Замыслам перехватить Новгород мешало еще одно серьезное препятствие, ведь Литва приняла унию. Великий князь и московская митрополия использовали это, разъясняли: переход к королю означает не только измену, но и вероотступничество. Бояре из партии Борецких не придавали значения подобной «молочи», вели переговоры с униатским митрополитом Григорием Болгарином. Но большинство священников, монахов, простонародье ни за что не пошли бы на такой шаг. Однако Казимир и католики придумали головокружительный финт. Григорий Болгарин вдруг объявил, что порывает отношения с Римом. Отправил письменное покаяние в Стамбул, в Константинопольскую патриархию – просился перейти под ее юрисдикцию.

Игра была шита белыми нитками. Кто помешает митрополиту после присоединения Новгорода перекинуться обратно? Неужели папа не отпустит грех? И неужели не папа благословил «отступничество»? Греческий патриарх Симеон проявил принципиальность и отказал. Но в 1470 г. он умер, его место занял карьерист и пройдоха Дионисий. Литовцы засыпали его подношениями. Он не только признал Григория митрополитом Литвы, а передал ему власть над остальными русскими епархиями! Патриарх отправил послов в Москву и Новгород.
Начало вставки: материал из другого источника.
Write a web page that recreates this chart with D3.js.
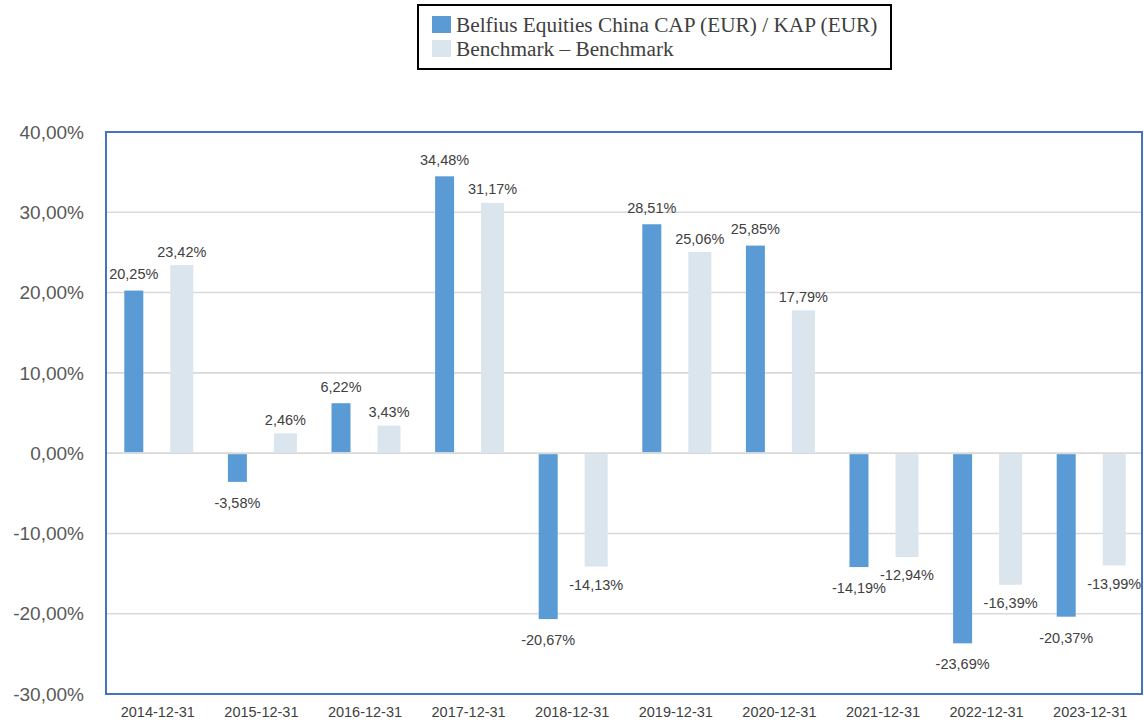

Требовал низложить митрополита всея Руси Филиппа и подчиниться переметчику.

При дворе Ивана III и среди русского духовенства это вызвало бурю негодования. Освященный собор постановил, что сам «турецкий» патриарх чужд Православию и его указания не имеют силы. Обратились к новгородцам, призывали их не поддаваться на увещевания из Литвы и Константинополя. Новгородский архиепископ Иона сохранил верность Московской митрополии и чужеземные интриги отверг. Но он был уже стар, расхворался…

А у Борецких методы конструирования беспорядков были хорошо отработаны. Подпоили «худых мужиков», подкупили бандитов, выпустили в толпу голосистых крикунов. Сторонников великого князя в городе насчитывалось больше, но противники были сорганизованы, заглушали их воплями, били. Дружно орали: «За короля хотим!». Вече приняло решение отдаться под защиту Казимира.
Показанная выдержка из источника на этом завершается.